Morocco’s death penalty takes centre stage at Marrakesh forum

Abolition

By Thomas Hubert (in Marrakesh, Morocco), on 28 November 2014

The king of Morocco himself launched the discussion during the opening ceremony on 27 November 2014: “We are welcoming the debate around the death penalty conducted by civil society, numerous parliamentarians and lawyers. It will allow this issue to mature and be dealt with in depth,” Mohammed VI said in a message read by Justice and Liberties Minister Mustapha Ramid.
Abolitionists taking part in the second World Human Rights Forum in Marrakesh took his cue, at a time when Morocco continues to hand down death sentences and has so far refused to support a resolution calling for a global moratorium on executions at the United Nations’ General Assembly, even though nobody has been executed in the country since 1993.
“This is the first time since 1999 that the king has spoken on the death penalty”, said Abderrahim Jamai, co-ordinator of the Moroccan Coalition Against the Death Penalty.
MP Kadhija Rouissi, a member of the Moroccan Parliamentary Network Against the Death Penalty, said she was torn between “the despair of Morocco’s fifth abstention from the vote on a UN moratorium and the hope of hearing of His Majesty’s interest in the debate started by activists, lawyers and parliamentarians on the death penalty.
The Parliamentary Network, which brings together 240 MPs from various parties, has tabled an abolition bill. “The rule of law cannot exist without pure and simple abolition,” Rouissi said.

“Let us not content ourselves with discussing the death penalty”

World Coalition President Florence Bellivier was of the same view: “We must move fast and not content ourselves with discussing the pros and cons of the death penalty. We must not content ourselves with moratoria such as the one in force in Morocco, because although they save lives, they are as fragile as life itself,” she said.
This is why my abolitionist friends and I are calling for the total, irreversible and universal abolition of capital punishment,” she added.
The same reluctance to abolish disused death penalty legislation can be seen across the Arab World. A representative from the Algerian Human Rights League said his country, a sponsor of the UN moratorium resolution, had “settled in a comfortable moratorium situation” but continued to hand down death sentences.
A member of the Tunisian Coalition Against the Death Penalty regretted that her country had not abolished capital punishment while adopting a new constitution, but she vowed to keep up the fight. Abolitionists there are preparing to lobby newly elected MPs, especially with a new anti-terror billed tabled to come before parliament soon.
“Religious arguments are among the most widely used by governments in this region, with the support of conservative politicians,” Rouissi said. An MP from Koweit who attended the World Forum’s session on abolition spoke up in favour of the death penalty in the name of Islam and consideration for the victims of crime. But Rouissi replied that abolition “does not question Islam, only fanaticism”. As for victims’ families, Renny Cushing, an American whose father was murdered, said: “We need to recognise that the death penalty is a human rights violation AND that victims of crime are entitled to justice.”
North Africa’s slow path towards abolition is all the more out of place when considering progress on the rest of the continent. Alice Mogwe, who represents FIDH on a panel of experts advising the African Commission on Human and People’s Rights on the death penalty, is confident that a protocol calling on all African countries to abolish capital punishment will be adopted in the coming year.

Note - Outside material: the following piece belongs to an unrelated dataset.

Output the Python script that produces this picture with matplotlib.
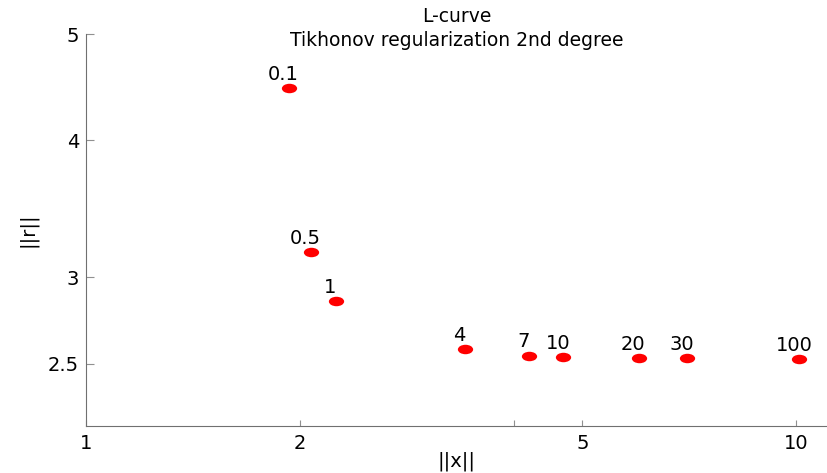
import numpy as np
import matplotlib.pyplot as plt
from matplotlib.path import Path
from matplotlib.transforms import Affine2D

# regularization parameters and their L-curve coordinates
lambdas = ['0.1', '0.5', '1', '4', '7', '10', '20', '30', '100']
x_norm = [1.932, 2.074, 2.250, 3.418, 4.207, 4.702, 6.003, 7.023, 10.11]
r_norm = [4.464, 3.162, 2.853, 2.579, 2.543, 2.535, 2.530, 2.530, 2.526]

xticks = [1, 2, 4, 5, 10]
xticklabels = ['1', '2', '', '5', '10']
yticks = [2.5, 3, 4, 5]
yticklabels = ['2.5', '3', '4', '5']

# flattened dot marker
dot = Path.unit_circle().transformed(Affine2D().scale(1.0, 0.62))

fig = plt.figure(figsize=(8.28, 4.73), dpi=100)
ax = fig.add_axes([86/828, 47/473, 742/828, 392/473])

ax.set_xscale('log')
ax.set_yscale('log')
ax.plot(x_norm, r_norm, linestyle='none', marker=dot, markersize=11,
        color='#ff0000', markeredgewidth=0)

for lab, xv, yv in zip(lambdas, x_norm, r_norm):
    ax.annotate(lab, (xv, yv), xytext=(-4, 10), textcoords='offset points',
                ha='center', va='center', fontsize=14)

ax.set_xlim(1, 11.09)
ax.set_ylim(2.194, 5)
ax.minorticks_off()
ax.set_xticks(xticks)
ax.set_xticklabels(xticklabels)
ax.set_yticks(yticks)
ax.set_yticklabels(yticklabels)
ax.tick_params(direction='in', length=6, color='#909090', labelsize=14, pad=5)
ax.tick_params(axis='x', length=4, pad=6)

for side in ['top', 'right']:
    ax.spines[side].set_visible(False)
for side in ['left', 'bottom']:
    ax.spines[side].set_color('#707070')

ax.set_xlabel('||x||', fontsize=14)
ax.set_ylabel('||r||', fontsize=14)
ax.xaxis.set_label_coords(0.5, -0.066)
ax.yaxis.set_label_coords(-0.066, 0.5)

fig.text(457/828, 1 - 16/473, 'L-curve', ha='center', va='center', fontsize=13.5)
fig.text(457/828, 1 - 40/473, 'Tikhonov regularization 2nd degree',
         ha='center', va='center', fontsize=13.5)

fig.savefig('out.png', dpi=100)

Political manipulation and trivialisation of violence in the Middle East

In the Middle East, other challenges have emerged. Jordan-based Taghreed Jaber, Penal Reform International’s regional director, noted the growing political manipulation of the death penalty. “We feared capital punishment for Hosni Mubarak, now his opponents are the ones being sentenced to death” in Egypt, she said.
Jaber added that spreading conflict in the region and its media coverage have “trivialised violence”. For example, the rise of violent crime in Jordan could be an obstacle to abolition there, she warned.
Yet public opinion is not as favourable to the death penalty as many retentionist governments would like us to believe, especially in Asia. The Taiwan Alliance to End the Death Penalty recently surveyed 2,000 Taiwanese citizens, 85% of whom spontaneously said they were in favour of capital punishment.
When offered to abolish it and replace it with a prison sentence without possibility of parole for 25 years, however, 41% supported the idea. And 71% said they would support abolishing the death penalty to replace it with life without parole and an obligation for the criminal to work to compensate the family of their victim!
“Give people more information and offer them a choice, and they will change their mind on death penalty,” said TAEDP director Hsinyi Lin.
New challenges are thus constantly forcing abolitionist to explore new approaches. This is also the case in the US, where lawyer and World Coalition Vice-President Elizabeth Zitrin said that “arguments about human rights will not abolish the death penalty”. Instead, she said cases of innocence on death row – 149 identified in the past 40 years – as well as the astronomical cost of capital trials, racial discrimination in the application of capital punishment and the growing number of law enforcement professionals and criminologists denouncing its inefficiency to combat crime have been instrumental in curbing the use of the death penalty in the US.